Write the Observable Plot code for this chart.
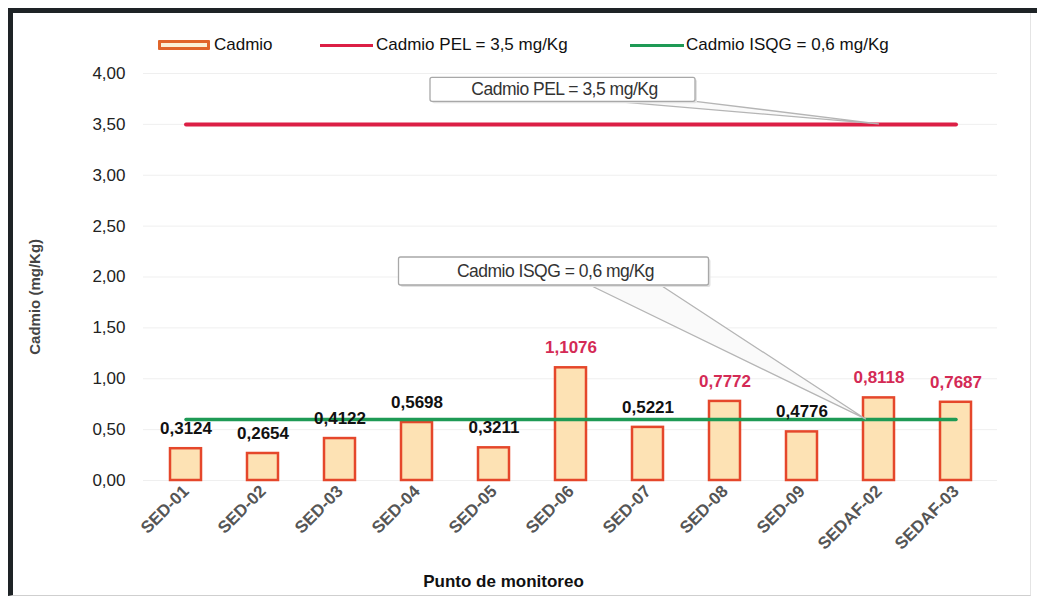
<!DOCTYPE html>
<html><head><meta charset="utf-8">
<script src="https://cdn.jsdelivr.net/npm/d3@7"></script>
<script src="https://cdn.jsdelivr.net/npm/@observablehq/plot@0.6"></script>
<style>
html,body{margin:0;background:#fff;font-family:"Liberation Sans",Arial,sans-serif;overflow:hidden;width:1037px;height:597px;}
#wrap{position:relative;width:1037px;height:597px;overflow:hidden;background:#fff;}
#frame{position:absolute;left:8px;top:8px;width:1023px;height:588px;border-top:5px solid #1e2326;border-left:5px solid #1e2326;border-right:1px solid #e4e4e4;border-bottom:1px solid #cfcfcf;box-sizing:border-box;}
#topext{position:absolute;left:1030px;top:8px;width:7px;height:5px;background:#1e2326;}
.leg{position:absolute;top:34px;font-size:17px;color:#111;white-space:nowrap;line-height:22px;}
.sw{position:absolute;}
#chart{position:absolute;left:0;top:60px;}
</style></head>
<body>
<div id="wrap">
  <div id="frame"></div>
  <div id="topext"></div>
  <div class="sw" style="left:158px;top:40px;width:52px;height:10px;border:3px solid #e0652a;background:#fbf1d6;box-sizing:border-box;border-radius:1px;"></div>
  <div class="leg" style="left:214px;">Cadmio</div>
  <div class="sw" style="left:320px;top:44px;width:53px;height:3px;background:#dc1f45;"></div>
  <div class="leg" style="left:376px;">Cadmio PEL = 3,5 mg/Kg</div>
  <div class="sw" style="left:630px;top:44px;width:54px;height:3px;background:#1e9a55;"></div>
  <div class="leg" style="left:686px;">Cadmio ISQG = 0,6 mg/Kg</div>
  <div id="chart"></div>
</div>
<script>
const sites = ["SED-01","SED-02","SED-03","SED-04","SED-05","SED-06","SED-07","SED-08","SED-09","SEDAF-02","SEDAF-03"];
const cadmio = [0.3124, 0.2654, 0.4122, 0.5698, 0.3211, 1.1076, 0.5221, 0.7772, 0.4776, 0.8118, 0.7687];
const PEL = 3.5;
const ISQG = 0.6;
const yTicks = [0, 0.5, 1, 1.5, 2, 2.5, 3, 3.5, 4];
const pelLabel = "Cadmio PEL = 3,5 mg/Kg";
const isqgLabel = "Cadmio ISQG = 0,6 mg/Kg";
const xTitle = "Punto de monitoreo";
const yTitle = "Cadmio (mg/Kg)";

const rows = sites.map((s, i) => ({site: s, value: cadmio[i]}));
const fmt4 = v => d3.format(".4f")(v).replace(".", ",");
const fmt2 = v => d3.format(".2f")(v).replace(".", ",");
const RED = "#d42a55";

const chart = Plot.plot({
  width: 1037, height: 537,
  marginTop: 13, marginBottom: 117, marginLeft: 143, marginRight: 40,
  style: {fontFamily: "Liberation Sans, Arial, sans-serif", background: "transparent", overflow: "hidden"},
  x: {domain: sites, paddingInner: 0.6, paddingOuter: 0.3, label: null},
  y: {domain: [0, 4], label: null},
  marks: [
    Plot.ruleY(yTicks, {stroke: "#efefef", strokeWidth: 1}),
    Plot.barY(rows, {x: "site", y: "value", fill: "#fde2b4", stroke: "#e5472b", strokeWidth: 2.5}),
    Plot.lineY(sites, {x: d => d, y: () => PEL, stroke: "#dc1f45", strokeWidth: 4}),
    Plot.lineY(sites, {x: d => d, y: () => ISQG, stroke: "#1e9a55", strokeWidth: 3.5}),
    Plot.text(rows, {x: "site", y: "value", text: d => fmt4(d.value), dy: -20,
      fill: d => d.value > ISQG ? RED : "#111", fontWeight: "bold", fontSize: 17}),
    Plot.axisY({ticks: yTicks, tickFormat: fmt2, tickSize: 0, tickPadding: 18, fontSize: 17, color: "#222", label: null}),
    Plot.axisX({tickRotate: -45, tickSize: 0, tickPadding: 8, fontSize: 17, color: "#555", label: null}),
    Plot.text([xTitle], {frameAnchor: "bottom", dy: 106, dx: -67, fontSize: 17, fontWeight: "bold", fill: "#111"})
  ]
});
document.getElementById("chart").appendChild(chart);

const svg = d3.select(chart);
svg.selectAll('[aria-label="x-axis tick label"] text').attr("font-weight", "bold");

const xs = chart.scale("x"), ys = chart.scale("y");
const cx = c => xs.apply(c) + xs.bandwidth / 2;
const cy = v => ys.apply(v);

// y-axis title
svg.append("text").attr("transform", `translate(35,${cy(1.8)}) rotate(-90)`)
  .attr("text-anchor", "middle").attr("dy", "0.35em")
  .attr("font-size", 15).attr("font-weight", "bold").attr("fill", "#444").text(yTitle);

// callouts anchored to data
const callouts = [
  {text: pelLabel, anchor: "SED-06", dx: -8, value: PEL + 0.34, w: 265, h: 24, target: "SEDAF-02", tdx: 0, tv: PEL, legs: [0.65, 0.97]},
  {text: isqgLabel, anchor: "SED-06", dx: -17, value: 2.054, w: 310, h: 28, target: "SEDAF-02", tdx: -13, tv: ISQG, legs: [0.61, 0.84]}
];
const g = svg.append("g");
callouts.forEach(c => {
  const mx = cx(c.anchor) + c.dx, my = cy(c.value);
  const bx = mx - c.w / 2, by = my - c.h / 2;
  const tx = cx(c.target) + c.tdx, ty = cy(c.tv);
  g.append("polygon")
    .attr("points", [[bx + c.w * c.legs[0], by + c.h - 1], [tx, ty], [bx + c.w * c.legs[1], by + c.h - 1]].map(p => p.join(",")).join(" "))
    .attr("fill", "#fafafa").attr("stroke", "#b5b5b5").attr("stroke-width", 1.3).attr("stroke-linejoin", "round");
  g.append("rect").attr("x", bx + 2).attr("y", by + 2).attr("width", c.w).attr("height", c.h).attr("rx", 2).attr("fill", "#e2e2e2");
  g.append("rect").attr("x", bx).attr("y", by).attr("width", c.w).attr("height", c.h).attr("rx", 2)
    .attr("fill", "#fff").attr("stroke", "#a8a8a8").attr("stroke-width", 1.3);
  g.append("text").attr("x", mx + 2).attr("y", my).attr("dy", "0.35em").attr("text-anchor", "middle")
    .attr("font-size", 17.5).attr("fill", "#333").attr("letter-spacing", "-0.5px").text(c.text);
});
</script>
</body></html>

★ ★ ★ ★ ★

OBJECTIVE:
Return every line containing "chart".

REPLY TO THE TASK:
Write the Observable Plot code for this chart.
#chart{position:absolute;left:0;top:60px;}
  <div id="chart"></div>
const chart = Plot.plot({
document.getElementById("chart").appendChild(chart);
const svg = d3.select(chart);
const xs = chart.scale("x"), ys = chart.scale("y");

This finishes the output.